* [Work required]:
Starting at the line that contains "Reproduce this chart" and stopping at the line that contains "from matplotlib.patches import", return those lines exactly and nothing else. Both end lines count; pictures do not.

::: Listed records :::

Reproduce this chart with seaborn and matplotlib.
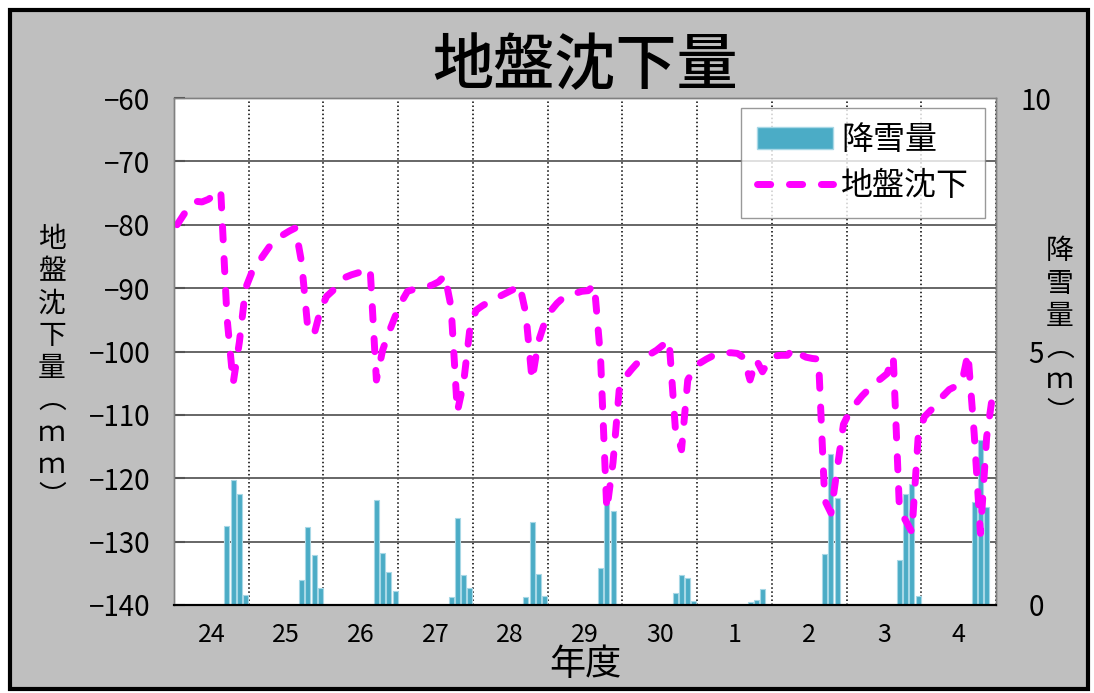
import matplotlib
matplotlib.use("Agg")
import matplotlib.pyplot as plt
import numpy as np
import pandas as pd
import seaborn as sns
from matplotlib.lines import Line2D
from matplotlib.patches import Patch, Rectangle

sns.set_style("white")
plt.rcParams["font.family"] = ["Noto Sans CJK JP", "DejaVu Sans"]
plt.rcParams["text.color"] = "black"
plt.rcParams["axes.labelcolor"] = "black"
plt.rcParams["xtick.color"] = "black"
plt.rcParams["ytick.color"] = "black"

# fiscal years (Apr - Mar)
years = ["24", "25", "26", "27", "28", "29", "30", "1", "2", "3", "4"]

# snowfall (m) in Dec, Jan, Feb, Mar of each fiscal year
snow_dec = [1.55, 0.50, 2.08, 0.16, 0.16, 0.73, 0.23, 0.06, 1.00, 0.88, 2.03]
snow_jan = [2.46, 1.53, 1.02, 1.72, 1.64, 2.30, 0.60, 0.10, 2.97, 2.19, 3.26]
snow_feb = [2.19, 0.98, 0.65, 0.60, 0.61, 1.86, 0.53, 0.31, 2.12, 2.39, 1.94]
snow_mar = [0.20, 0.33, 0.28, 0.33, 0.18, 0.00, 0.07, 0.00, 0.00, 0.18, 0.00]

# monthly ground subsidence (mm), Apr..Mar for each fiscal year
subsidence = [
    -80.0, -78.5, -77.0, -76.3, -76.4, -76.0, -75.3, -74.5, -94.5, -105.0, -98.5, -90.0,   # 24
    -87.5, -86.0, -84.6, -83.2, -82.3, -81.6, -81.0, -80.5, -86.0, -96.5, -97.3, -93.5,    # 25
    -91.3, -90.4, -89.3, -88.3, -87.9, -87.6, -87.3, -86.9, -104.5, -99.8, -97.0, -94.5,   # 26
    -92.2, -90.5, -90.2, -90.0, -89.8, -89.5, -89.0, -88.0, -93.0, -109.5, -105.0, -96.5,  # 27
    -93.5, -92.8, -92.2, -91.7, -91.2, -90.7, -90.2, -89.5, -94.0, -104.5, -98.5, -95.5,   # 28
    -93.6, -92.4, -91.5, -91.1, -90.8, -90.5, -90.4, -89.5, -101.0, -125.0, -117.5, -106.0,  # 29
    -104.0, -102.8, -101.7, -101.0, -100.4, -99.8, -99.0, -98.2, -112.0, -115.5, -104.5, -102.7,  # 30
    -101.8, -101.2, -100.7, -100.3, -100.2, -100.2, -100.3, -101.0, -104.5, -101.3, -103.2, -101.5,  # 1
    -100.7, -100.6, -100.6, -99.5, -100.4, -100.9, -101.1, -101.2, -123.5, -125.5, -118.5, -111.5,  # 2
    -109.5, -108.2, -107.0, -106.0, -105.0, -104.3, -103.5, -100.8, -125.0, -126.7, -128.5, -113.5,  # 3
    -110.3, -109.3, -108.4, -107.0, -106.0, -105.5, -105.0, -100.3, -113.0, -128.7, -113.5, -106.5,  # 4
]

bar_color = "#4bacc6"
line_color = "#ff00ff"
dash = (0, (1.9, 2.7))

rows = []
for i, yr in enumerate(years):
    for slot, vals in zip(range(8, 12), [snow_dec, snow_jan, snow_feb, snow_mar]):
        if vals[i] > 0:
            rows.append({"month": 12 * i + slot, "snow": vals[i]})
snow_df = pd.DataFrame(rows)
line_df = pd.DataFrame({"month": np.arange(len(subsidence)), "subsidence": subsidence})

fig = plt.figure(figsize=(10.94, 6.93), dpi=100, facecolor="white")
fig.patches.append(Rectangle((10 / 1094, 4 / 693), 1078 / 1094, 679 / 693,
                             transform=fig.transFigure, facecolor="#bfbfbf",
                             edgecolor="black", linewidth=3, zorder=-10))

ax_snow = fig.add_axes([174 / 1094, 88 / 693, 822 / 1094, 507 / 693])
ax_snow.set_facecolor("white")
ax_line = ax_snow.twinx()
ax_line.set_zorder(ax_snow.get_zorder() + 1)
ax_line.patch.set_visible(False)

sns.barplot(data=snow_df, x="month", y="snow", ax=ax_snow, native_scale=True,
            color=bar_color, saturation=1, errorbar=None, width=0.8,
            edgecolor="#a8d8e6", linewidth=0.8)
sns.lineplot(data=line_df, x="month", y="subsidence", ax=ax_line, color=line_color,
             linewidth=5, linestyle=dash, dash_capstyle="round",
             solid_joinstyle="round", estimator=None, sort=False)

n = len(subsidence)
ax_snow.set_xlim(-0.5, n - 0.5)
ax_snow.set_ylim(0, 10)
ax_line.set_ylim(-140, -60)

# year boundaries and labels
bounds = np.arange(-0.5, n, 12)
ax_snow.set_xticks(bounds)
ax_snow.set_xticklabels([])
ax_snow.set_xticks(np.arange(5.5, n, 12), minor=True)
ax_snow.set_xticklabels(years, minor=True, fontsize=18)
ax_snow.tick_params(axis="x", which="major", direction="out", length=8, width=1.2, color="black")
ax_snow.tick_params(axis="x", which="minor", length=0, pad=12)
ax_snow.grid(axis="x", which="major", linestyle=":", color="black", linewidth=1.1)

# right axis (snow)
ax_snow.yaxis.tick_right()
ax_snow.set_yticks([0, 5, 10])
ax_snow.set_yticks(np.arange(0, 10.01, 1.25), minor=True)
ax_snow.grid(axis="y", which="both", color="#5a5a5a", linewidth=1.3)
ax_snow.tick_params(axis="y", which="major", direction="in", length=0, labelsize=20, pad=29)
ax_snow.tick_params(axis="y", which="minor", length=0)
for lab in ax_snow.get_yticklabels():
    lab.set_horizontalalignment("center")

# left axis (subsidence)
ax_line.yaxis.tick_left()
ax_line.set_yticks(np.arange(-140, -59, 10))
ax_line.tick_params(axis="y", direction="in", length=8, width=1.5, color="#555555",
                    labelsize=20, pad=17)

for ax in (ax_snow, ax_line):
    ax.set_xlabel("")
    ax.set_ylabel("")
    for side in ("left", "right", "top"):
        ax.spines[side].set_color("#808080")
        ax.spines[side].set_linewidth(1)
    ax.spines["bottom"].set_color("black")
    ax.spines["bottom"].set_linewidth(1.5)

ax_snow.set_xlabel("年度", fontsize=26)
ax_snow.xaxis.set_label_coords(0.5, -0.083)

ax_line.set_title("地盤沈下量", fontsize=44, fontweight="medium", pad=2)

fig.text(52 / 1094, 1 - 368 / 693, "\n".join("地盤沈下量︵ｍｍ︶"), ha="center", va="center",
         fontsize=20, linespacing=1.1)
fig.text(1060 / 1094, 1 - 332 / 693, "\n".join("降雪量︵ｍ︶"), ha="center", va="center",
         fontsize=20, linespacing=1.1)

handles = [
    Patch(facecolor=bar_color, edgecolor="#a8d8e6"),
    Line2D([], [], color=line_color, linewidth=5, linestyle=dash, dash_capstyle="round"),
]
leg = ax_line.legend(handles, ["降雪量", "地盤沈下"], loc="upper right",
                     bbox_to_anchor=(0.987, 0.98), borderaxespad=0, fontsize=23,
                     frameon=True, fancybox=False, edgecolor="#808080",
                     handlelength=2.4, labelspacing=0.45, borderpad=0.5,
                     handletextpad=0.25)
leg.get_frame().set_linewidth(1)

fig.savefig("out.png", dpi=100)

:::
::: Listed records :::

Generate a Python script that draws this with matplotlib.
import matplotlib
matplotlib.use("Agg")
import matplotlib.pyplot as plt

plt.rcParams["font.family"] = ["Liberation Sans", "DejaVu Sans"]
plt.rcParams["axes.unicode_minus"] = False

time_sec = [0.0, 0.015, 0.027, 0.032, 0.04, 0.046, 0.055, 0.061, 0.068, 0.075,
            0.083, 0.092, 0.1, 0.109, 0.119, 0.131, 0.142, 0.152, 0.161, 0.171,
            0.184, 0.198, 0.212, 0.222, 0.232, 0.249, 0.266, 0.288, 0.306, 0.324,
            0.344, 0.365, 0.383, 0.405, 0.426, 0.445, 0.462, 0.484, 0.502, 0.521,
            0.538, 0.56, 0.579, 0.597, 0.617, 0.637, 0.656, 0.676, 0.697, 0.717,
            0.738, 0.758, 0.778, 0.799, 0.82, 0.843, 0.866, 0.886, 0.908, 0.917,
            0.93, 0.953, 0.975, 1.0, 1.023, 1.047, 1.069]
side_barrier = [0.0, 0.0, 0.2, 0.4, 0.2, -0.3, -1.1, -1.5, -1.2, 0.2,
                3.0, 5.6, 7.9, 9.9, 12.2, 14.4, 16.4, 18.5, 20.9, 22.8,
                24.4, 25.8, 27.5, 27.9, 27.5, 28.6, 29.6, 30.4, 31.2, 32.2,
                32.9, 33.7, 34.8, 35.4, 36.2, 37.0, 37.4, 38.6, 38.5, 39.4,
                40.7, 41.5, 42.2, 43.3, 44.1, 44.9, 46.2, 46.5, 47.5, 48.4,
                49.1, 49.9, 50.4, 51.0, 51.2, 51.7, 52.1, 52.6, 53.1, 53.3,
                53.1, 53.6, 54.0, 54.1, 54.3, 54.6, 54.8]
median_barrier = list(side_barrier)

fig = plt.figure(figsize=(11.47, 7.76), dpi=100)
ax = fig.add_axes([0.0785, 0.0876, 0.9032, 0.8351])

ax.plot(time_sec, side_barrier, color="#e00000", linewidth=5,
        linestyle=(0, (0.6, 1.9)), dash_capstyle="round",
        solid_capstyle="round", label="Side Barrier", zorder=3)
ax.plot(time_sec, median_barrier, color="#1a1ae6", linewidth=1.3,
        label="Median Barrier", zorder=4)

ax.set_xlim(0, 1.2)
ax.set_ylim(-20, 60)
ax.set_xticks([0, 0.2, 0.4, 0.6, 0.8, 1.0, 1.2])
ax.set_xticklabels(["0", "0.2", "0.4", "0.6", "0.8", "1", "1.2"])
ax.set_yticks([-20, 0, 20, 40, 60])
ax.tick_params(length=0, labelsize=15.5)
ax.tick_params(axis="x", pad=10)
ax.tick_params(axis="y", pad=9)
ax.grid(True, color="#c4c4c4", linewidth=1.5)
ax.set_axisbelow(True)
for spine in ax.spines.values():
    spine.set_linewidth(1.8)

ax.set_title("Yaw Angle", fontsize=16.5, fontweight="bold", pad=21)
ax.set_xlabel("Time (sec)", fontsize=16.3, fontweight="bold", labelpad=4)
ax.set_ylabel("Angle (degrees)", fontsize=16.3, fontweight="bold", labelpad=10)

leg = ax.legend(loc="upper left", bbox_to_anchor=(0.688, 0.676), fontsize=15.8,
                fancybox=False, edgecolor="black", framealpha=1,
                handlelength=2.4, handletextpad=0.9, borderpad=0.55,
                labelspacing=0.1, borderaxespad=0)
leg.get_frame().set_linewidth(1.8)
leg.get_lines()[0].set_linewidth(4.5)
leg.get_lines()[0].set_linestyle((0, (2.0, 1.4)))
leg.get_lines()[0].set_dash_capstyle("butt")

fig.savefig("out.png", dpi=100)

:::
::: Listed records :::

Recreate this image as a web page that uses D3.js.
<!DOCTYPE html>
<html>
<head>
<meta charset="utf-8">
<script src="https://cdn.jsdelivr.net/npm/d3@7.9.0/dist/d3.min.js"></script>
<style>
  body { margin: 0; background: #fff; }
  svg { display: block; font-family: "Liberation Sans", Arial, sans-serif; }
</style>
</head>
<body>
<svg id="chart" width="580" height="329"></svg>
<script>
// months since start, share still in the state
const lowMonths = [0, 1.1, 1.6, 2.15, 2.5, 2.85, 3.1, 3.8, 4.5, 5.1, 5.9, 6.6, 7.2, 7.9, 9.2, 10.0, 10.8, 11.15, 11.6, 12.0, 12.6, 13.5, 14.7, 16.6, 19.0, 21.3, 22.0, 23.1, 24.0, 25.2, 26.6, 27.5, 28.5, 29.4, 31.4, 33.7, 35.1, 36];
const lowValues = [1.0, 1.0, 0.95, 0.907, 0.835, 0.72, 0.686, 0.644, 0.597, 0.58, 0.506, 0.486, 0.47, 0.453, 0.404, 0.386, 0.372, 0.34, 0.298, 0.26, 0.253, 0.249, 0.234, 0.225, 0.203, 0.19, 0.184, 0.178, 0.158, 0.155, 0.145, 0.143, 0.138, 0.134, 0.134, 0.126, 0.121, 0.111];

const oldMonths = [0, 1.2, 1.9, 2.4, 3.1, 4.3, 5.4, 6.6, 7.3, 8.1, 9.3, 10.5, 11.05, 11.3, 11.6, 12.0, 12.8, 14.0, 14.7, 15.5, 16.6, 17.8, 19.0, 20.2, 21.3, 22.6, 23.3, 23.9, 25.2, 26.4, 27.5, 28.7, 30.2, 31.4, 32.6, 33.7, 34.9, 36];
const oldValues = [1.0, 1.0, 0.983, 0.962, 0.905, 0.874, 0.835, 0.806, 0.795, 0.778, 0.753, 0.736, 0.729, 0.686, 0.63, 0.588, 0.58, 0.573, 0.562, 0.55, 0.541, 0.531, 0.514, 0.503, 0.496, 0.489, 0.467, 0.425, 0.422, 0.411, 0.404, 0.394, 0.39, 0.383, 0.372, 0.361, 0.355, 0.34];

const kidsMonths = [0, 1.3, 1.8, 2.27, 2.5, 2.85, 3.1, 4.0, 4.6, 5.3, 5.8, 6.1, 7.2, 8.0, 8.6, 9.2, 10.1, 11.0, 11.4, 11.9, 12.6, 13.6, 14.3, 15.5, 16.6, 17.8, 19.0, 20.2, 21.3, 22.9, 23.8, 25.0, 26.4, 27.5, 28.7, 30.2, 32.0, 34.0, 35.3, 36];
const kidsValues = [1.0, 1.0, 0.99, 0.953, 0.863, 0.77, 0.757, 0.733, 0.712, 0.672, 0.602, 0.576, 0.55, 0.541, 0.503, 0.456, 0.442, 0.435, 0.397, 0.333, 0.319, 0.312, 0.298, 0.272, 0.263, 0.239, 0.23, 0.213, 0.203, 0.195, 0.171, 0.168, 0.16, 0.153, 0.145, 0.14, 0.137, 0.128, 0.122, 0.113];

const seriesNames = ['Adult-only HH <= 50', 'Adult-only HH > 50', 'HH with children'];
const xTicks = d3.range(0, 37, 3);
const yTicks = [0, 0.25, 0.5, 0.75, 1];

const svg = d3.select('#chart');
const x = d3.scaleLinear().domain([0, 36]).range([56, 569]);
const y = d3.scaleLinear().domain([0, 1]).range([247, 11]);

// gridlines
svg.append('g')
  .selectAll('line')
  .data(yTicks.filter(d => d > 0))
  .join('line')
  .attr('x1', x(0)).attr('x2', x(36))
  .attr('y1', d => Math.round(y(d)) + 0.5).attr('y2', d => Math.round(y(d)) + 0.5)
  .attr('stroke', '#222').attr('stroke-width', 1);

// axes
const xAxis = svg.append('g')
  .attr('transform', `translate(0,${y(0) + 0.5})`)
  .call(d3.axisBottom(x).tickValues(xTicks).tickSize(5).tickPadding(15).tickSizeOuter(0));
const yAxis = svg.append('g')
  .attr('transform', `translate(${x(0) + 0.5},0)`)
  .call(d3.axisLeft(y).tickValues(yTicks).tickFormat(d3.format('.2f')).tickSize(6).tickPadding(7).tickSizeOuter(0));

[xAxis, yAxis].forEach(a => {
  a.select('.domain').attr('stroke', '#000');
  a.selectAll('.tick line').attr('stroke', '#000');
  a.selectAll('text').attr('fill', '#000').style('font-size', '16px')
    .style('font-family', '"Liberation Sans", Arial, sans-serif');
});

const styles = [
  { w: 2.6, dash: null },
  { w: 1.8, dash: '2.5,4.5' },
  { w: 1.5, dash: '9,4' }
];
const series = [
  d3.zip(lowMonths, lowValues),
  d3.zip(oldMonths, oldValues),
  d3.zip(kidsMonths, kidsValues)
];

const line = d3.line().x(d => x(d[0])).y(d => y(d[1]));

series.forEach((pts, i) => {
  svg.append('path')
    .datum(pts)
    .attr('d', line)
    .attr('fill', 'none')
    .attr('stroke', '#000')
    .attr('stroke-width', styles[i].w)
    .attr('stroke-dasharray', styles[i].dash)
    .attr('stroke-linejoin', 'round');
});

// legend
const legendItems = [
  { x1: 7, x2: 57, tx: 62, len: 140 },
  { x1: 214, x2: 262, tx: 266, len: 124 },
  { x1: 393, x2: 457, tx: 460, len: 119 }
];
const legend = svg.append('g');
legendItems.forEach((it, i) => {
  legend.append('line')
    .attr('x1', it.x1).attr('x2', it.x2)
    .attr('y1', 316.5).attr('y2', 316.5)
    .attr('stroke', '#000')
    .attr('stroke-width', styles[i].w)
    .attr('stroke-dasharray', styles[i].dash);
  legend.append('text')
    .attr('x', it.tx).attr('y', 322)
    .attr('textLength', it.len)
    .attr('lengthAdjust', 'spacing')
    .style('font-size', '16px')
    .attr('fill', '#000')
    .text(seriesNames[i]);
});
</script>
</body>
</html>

:::

* [Task result]:
Reproduce this chart with seaborn and matplotlib.
import matplotlib
matplotlib.use("Agg")
import matplotlib.pyplot as plt
import numpy as np
import pandas as pd
import seaborn as sns
from matplotlib.lines import Line2D
from matplotlib.patches import Patch, Rectangle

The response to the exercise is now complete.